[The request]
Everything from the first line of the data below through the line that contains "const aclMonths = [9, 12];" should be written out exactly, please, and nothing more; the pictures stay out.

[Data section]
----

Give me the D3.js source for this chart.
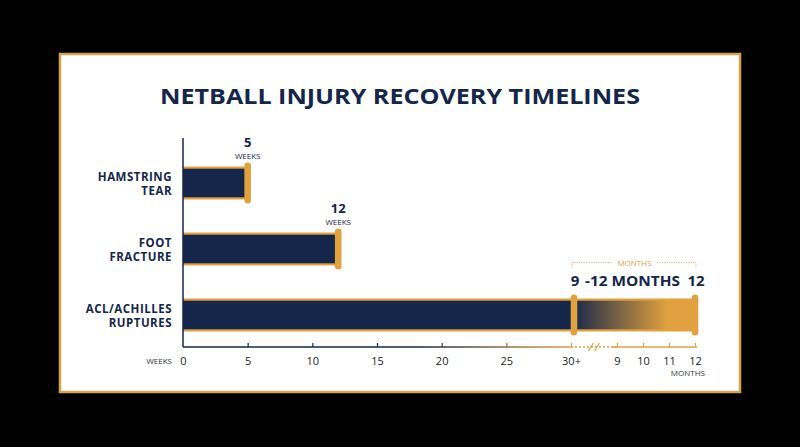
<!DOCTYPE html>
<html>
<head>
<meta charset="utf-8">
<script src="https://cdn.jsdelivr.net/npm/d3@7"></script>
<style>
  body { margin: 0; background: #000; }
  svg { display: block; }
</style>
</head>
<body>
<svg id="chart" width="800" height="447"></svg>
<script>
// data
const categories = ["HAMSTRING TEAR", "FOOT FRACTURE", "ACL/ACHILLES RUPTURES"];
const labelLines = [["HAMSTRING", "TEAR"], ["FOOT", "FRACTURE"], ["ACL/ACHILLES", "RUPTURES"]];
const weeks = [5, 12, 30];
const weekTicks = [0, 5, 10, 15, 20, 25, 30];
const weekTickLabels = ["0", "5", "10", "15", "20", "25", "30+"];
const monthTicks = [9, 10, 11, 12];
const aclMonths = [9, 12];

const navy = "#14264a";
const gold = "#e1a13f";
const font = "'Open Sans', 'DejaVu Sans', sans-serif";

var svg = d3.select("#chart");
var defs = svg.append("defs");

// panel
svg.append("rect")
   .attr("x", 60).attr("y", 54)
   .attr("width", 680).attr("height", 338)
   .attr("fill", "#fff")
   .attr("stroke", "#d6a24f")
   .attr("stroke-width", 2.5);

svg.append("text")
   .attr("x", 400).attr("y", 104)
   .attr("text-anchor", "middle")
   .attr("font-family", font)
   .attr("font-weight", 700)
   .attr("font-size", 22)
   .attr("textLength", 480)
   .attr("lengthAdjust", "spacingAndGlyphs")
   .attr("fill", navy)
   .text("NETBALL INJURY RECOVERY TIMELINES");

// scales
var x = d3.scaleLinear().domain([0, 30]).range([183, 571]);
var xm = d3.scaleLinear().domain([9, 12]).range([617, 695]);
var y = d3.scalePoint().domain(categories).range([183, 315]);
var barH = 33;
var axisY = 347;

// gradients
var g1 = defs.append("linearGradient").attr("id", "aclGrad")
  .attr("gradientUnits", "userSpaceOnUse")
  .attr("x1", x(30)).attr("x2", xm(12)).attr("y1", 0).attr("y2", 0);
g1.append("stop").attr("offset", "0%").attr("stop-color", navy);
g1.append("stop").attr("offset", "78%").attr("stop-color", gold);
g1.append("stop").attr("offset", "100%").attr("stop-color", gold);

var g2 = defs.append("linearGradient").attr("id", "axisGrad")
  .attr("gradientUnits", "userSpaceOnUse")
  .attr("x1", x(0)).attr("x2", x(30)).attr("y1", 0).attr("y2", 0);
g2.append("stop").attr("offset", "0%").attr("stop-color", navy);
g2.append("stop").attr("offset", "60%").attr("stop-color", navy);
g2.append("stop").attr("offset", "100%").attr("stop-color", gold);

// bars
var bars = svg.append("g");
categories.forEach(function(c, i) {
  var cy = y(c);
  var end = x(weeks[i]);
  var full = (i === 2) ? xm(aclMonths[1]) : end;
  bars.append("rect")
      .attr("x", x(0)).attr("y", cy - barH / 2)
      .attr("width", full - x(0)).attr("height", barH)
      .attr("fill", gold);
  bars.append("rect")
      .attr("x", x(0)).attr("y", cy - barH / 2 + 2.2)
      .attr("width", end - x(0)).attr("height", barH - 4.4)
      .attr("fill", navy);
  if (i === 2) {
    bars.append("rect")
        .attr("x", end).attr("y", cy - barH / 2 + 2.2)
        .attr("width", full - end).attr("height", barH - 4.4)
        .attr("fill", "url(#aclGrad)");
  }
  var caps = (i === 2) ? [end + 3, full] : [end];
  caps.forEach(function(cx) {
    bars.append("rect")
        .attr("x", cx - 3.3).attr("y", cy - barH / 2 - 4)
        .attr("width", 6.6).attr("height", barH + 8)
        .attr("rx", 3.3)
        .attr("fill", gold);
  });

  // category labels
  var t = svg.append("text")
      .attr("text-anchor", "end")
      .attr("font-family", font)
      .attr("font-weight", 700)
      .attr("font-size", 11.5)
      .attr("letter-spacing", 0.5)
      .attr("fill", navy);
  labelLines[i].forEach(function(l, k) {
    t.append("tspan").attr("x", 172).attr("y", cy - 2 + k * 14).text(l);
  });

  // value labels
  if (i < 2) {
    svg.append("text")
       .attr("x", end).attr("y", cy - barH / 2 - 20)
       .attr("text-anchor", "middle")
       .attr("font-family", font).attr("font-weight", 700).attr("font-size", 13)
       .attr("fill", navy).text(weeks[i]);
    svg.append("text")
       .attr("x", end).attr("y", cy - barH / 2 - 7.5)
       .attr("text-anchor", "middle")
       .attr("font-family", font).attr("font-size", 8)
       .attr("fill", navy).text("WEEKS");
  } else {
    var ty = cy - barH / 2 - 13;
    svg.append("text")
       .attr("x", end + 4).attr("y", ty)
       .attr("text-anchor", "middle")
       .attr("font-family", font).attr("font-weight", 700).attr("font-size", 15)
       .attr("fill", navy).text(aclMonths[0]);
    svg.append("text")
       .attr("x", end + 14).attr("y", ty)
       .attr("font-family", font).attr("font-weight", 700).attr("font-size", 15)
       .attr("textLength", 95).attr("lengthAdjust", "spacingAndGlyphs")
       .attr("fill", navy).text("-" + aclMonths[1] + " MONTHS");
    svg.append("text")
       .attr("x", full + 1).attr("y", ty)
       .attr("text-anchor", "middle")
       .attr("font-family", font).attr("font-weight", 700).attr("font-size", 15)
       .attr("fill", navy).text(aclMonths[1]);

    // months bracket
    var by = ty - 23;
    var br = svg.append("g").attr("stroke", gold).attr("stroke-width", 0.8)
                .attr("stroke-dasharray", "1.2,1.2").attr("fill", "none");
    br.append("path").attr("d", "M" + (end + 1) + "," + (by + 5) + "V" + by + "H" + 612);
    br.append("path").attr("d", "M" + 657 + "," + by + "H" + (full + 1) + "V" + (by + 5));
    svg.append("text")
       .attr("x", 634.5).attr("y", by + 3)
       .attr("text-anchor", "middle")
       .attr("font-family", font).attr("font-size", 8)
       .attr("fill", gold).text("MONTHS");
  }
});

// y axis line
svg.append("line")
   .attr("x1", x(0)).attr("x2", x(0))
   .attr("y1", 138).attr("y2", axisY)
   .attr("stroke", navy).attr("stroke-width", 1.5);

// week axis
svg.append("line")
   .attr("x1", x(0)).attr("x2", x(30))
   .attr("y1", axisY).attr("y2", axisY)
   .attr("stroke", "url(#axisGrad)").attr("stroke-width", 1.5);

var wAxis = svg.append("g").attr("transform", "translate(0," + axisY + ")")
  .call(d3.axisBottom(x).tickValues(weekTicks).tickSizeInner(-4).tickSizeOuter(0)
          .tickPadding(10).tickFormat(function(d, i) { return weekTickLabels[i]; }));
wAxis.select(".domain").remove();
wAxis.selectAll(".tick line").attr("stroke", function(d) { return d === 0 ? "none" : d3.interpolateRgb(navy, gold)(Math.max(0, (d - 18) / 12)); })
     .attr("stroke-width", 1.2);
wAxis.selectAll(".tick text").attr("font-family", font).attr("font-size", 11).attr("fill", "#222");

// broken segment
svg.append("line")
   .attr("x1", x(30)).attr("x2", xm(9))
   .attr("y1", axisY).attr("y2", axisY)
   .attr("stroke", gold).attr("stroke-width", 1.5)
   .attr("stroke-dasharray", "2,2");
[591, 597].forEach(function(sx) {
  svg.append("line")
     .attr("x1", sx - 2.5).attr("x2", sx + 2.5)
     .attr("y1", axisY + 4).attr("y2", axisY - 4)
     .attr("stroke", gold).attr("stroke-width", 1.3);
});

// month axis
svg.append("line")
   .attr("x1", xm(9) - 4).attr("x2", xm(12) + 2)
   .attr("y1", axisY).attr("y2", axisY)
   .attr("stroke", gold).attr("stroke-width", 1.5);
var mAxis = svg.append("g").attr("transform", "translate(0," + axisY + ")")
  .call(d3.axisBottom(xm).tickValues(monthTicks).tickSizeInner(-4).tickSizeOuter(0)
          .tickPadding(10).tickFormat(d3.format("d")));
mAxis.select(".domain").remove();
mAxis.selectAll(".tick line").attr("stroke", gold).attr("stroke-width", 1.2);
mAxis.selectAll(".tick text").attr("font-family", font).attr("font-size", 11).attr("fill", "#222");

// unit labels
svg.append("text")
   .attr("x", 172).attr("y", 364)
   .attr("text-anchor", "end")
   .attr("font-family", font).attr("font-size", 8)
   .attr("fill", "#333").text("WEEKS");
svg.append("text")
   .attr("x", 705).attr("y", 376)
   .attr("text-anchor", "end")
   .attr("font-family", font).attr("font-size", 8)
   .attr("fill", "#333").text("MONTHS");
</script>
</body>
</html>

----

[Solution for this problem]
Give me the D3.js source for this chart.
<!DOCTYPE html>
<html>
<head>
<meta charset="utf-8">
<script src="https://cdn.jsdelivr.net/npm/d3@7"></script>
<style>
  body { margin: 0; background: #000; }
  svg { display: block; }
</style>
</head>
<body>
<svg id="chart" width="800" height="447"></svg>
<script>
// data
const categories = ["HAMSTRING TEAR", "FOOT FRACTURE", "ACL/ACHILLES RUPTURES"];
const labelLines = [["HAMSTRING", "TEAR"], ["FOOT", "FRACTURE"], ["ACL/ACHILLES", "RUPTURES"]];
const weeks = [5, 12, 30];
const weekTicks = [0, 5, 10, 15, 20, 25, 30];
const weekTickLabels = ["0", "5", "10", "15", "20", "25", "30+"];
const monthTicks = [9, 10, 11, 12];
const aclMonths = [9, 12];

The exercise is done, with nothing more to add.